Here’s the picture Charlie.
By the way…..l am looking for individuals or organizations to
sponsor 200 inner-city kids to attend Halls of Learning’s Digi-School,
July 4-29, 2005. This year it will cost USD 200 per child per week
inclusive of tuition, transportation and meals. Children can pursue
courses being held at UWI’s computer labs in:

1. Robotics (1 week)
2. Digital Music (1 week)
3. Video Game Programming (2 weeks)
4. 3-D Animation (2 weeks)

Would be interested or do you know of anyone who might be?
We are trying to change the course of lives……for the young man who
would have taken up a gun in July, we want to replace that with a
digital tool or for the young lady who would have lost her virginity
in July and become pregnant by September, we make her create a 3D
animation instead.

Nuff respect,
-Marvin-
Marvin

Jamaica Reprise

I went to Jamaica in 1998 to see if cyber understanding could help a developing nation. This expressed the Berkman Center aspiration that cyber should benefit poor peoples as well as big corporations. We did not go to Jamaica with a specific project in mind, thinking it unwise to come in with a program from outside. Our goal was (and has continued to be) to amplify an indigenous Jamaican program. We were pointed to a rehabilitation program that had taken root in Kingston’s prisons. The hope for our involvement was that we could help change the culture of the correctional system to turn its focus from punishment to rehabilitation and re-entry, and by doing so, help attack the problem of crime. Our mode of doing this is by teaching digital skills, by creating a digitally facilitated communication space in which work can be featured and issues discussed, by stimulating and moderating discussions among adversaries designed to bring them together, and by doing research and evaluation studies of the process of justice. It is on this last that I am particularly seeking collaboration.

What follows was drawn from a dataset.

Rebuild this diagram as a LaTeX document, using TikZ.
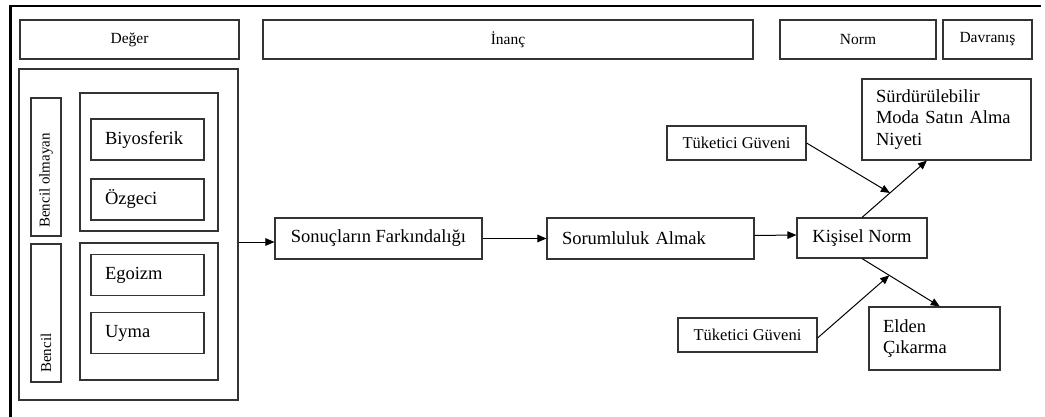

On March 31, 2005, an attempted escape fromthe General Penitentiary in Kingston by an inmate, perhaps by a group of inmates, sparked the deaths of a guard and the deaths of three inmates, with many more beaten. This event has focused attention in Jamaica from all quarters on the need for aggressive implementation of our program of rehabilitation and skill training by both inmates and warders, and program for constructive re-entry by inmates back to civil society when they have completed their period of incarceration.

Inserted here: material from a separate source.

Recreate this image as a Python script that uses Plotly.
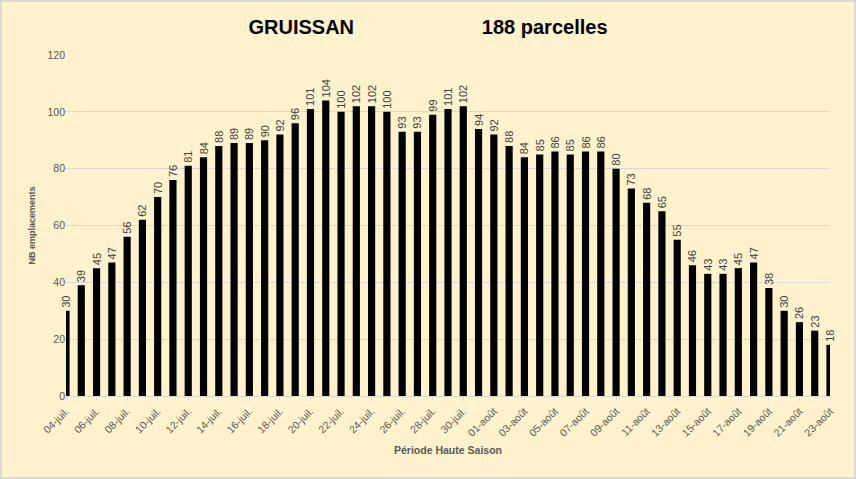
import plotly.graph_objects as go

dates = [
    "04-juil.", "05-juil.", "06-juil.", "07-juil.", "08-juil.", "09-juil.", "10-juil.",
    "11-juil.", "12-juil.", "13-juil.", "14-juil.", "15-juil.", "16-juil.", "17-juil.",
    "18-juil.", "19-juil.", "20-juil.", "21-juil.", "22-juil.", "23-juil.", "24-juil.",
    "25-juil.", "26-juil.", "27-juil.", "28-juil.", "29-juil.", "30-juil.", "31-juil.",
    "01-août", "02-août", "03-août", "04-août", "05-août", "06-août", "07-août",
    "08-août", "09-août", "10-août", "11-août", "12-août", "13-août", "14-août",
    "15-août", "16-août", "17-août", "18-août", "19-août", "20-août", "21-août",
    "22-août", "23-août",
]
emplacements = [
    30, 39, 45, 47, 56, 62, 70, 76, 81, 84, 88, 89, 89, 90, 92, 96, 101, 104, 100, 102,
    102, 100, 93, 93, 99, 101, 102, 94, 92, 88, 84, 85, 86, 85, 86, 86, 80, 73, 68, 65,
    55, 46, 43, 43, 45, 47, 38, 30, 26, 23, 18,
]
tick_labels = dates[::2]
y_ticks = [0, 20, 40, 60, 80, 100, 120]

W, H = 856, 479
ML, MR, MT, MB = 66, 26, 55, 83
PW, PH = W - ML - MR, H - MT - MB

BG = "#FFF2CC"
GRID = "#D9D9D9"
TXT = "#595959"
FONT = "Liberation Sans"

fig = go.Figure()
fig.add_trace(go.Bar(
    x=dates, y=emplacements,
    marker=dict(color="#000000", line=dict(width=0)),
    cliponaxis=True, hoverinfo="x+y", showlegend=False,
))
fig.add_trace(go.Bar(
    x=dates, y=emplacements,
    marker=dict(color="rgba(0,0,0,0)", line=dict(width=0)),
    text=[str(v) for v in emplacements],
    textposition="outside", textangle=-90, constraintext="none",
    textfont=dict(family=FONT, size=11, color="#404040"),
    cliponaxis=False, hoverinfo="skip", showlegend=False,
))

nb = "\u00a0" * 23
fig.update_layout(
    width=W, height=H,
    margin=dict(l=ML, r=MR, t=MT, b=MB, autoexpand=False),
    paper_bgcolor=BG, plot_bgcolor=BG,
    barmode="overlay", bargap=0.53,
    font=dict(family=FONT, color=TXT),
    title=dict(
        text="GRUISSAN" + nb + "188 parcelles",
        font=dict(family=FONT, size=20, color="#000000", weight="bold"),
        x=0.5, xref="container", xanchor="center",
        y=1 - 27 / H, yref="container", yanchor="middle",
    ),
    xaxis=dict(
        type="category", range=[0, len(dates) - 1],
        tickvals=tick_labels, ticktext=tick_labels,
        tickangle=-45, tickfont=dict(family=FONT, size=10.5, color=TXT),
        ticks="outside", ticklen=4, tickcolor=GRID, tickwidth=1,
        showline=True, linecolor=GRID, linewidth=1,
        showgrid=False, zeroline=False, automargin=False,
        title=dict(text="<b>Période Haute Saison</b>",
                   font=dict(family=FONT, size=10.5, color=TXT), standoff=8),
    ),
    yaxis=dict(
        range=[0, 120], tickvals=y_ticks,
        tickfont=dict(family=FONT, size=10.5, color=TXT),
        showgrid=True, gridcolor=GRID, gridwidth=1,
        zeroline=False, showline=False, ticks="", automargin=False,
        title=dict(text="<b>NB emplacements</b>",
                   font=dict(family=FONT, size=9, color=TXT), standoff=10),
    ),
    shapes=[dict(
        type="rect", xref="paper", yref="paper", layer="above",
        x0=(-ML + 1) / PW, x1=(W - ML - 1) / PW,
        y0=(-MB + 1) / PH, y1=(H - MB - 1) / PH,
        line=dict(color=GRID, width=2), fillcolor="rgba(0,0,0,0)",
    )],
)

fig.write_html(
    "out.html",
    config={"displayModeBar": False},
    post_script="document.body.style.margin='0';document.body.style.overflow='hidden';",
)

The Commissioner of Corrections, Major Richard Reese, is a man of vision and extraordinary managerial skill. He is determined to bring about constructive change. He has partnered with Kevin Wallen, the leader of the S=SET program of computer labs and digital skill training. The three of us together are establishing a cyber school. We offer training to both inmates and staff. Richard Reese is our principle, Kevin Wallen our head tutor. We have a curriculum so far of introduction to programming through robotics; music-making, and audio-visual editing; story telling and recording workshops, and finding new roles by exploring alternative scenarios of situational ethics.

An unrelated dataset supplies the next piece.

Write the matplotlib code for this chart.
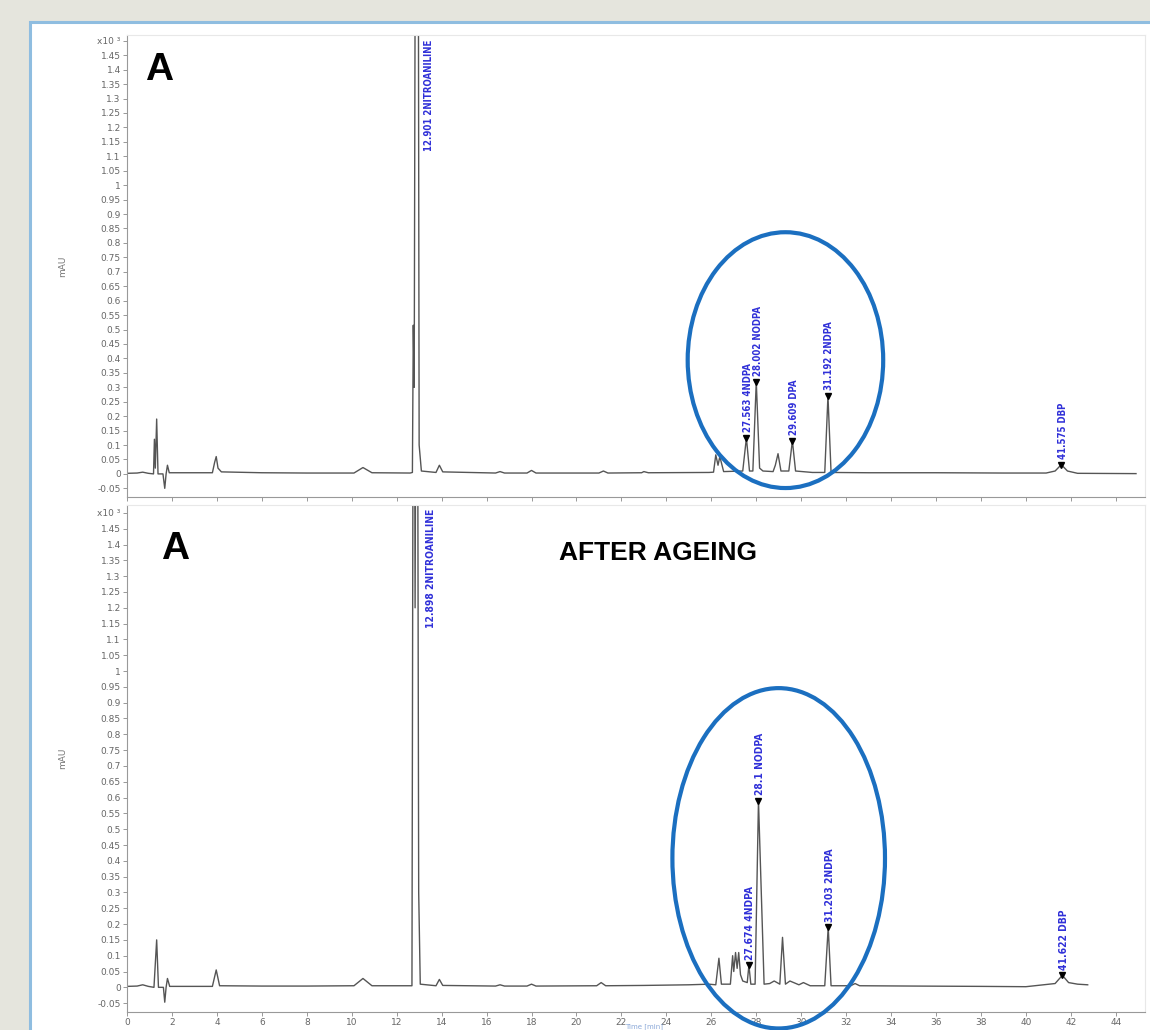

We are building a financial base to support the program (1) by running benefit music concerts in Kingston on the first Sunday of each month, proceeds going to the SSET program, and (2) the Harvard Alumni School Assn of Jamaica will host an executive education program titled “Cyberspace and Business” as a benefit to raise corporate support for the program.

We have the attention and participation of the UN Development Program in Jamaica. I believe that our approach to the problem of crime and corrections has merit and is generalizable to other places.

We have the opportunity not only to help Jamaica address its deepest problem, but also to demonstrate new ways of using technology to help a poor country.